The simulation could concentrate on ‘perception’ of an object, person or scenery, only that these ‘targets’ are not actually perceived in the real external world, hence it is a simulation of perception . Yet, similar areas in the brain (e.g., the visual cortex) are activated in a way that could produce an ‘imaged’ experience like perception. It could start with a cue of the ‘real thing’ (e.g., a cube) but then something would happen in the simulation (e.g., the cube is rotated) which does not truly occur physically. The simulation might be executed to help the individual in answering a question. Consider, for example, the mountain walk: a simulation might be triggered by viewing a photo of the lake site visited previously or similar to it, or by its name mentioned in a conversation.

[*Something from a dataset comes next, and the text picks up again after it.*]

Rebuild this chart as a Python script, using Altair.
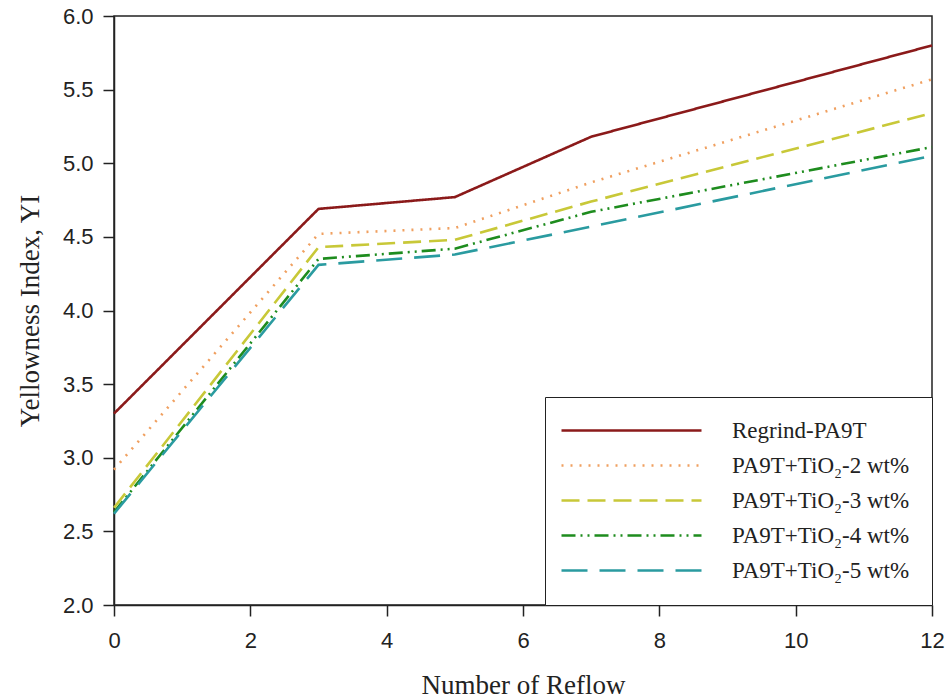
import altair as alt
import pandas as pd

reflow = [0, 3, 5, 7, 12]
series = ["Regrind-PA9T", "PA9T+TiO₂-2 wt%", "PA9T+TiO₂-3 wt%",
          "PA9T+TiO₂-4 wt%", "PA9T+TiO₂-5 wt%"]
regrind = [3.30, 4.69, 4.77, 5.18, 5.80]
tio2_2 = [2.92, 4.52, 4.56, 4.87, 5.57]
tio2_3 = [2.66, 4.43, 4.48, 4.74, 5.34]
tio2_4 = [2.63, 4.35, 4.42, 4.67, 5.11]
tio2_5 = [2.62, 4.31, 4.38, 4.57, 5.05]
colors = ["#8B1A1A", "#F0A060", "#C8C838", "#1E8C1E", "#2A9BA0"]
dashes = [[1, 0], [2, 7], [18, 8], [14, 5, 2, 5, 2, 5], [26, 12]]

values = [regrind, tio2_2, tio2_3, tio2_4, tio2_5]
rows = []
for name, vals in zip(series, values):
    for x, y in zip(reflow, vals):
        rows.append({"reflow": x, "yi": y, "series": name})
df = pd.DataFrame(rows)

leg = alt.Legend(
    title=None, orient="bottom-right", offset=0,
    symbolType="M-1.7,0H12.3", symbolSize=400, symbolStrokeWidth=2.6,
    labelFont="Liberation Serif", labelFontSize=23, labelColor="#222",
    labelLimit=400,
    labelOffset=142, padding=22, rowPadding=11,
    strokeColor="#222", fillColor="white",
)

chart = alt.Chart(df).mark_line(strokeWidth=2.6).encode(
    x=alt.X("reflow:Q", scale=alt.Scale(domain=[0, 12], nice=False),
            axis=alt.Axis(values=[0, 2, 4, 6, 8, 10, 12], title="Number of Reflow",
                          titlePadding=21, labelPadding=14, labelFlush=False)),
    y=alt.Y("yi:Q", scale=alt.Scale(domain=[2.0, 6.0], nice=False),
            axis=alt.Axis(values=[2.0, 2.5, 3.0, 3.5, 4.0, 4.5, 5.0, 5.5, 6.0],
                          format=".1f", title="Yellowness Index, YI",
                          titlePadding=18, labelPadding=10)),
    color=alt.Color("series:N", scale=alt.Scale(domain=series, range=colors), legend=leg),
    strokeDash=alt.StrokeDash("series:N", scale=alt.Scale(domain=series, range=dashes), legend=leg),
    order=alt.Order("reflow:Q"),
).properties(
    width=818, height=589,
    autosize=alt.AutoSizeParams(type="none"),
    padding={"left": 114, "top": 16, "right": 19, "bottom": 94},
    background="white",
).configure_view(
    stroke="#222", strokeWidth=1.5
).configure_axis(
    grid=False, domainColor="#222", domainWidth=1.5, tickColor="#222",
    tickWidth=1.5, tickSize=11,
    labelFont="Liberation Sans", labelFontSize=22, labelColor="#222",
    titleFont="Liberation Serif", titleFontSize=27, titleFontWeight="normal",
    titleColor="#222",
)

chart.save("out.html", embed_options={"renderer": "svg", "actions": False})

In the simulation, the ‘prospective tourist’ may simulate how a walk by a mountain lake could look and feel in his or her next vacation (it would likely be based on remembered experiences, but not necessarily the same).
A mental simulation can aid in counterfactual thinking, as in imagining or figuring out how an event could have proceeded better if one had acted differently (e.g., how a trip could have proceeded enjoyably if the driver had not checked his call list on the car’s multimedia screen and an accident had been prevented). However, a mental simulation in the counterfactual thought process is productive and beneficial if the individual believes he or she could change its course by taking an action (e.g., by studying longer for the exam, as opposed to a case where an illness could not be avoided by one’s own behaviour).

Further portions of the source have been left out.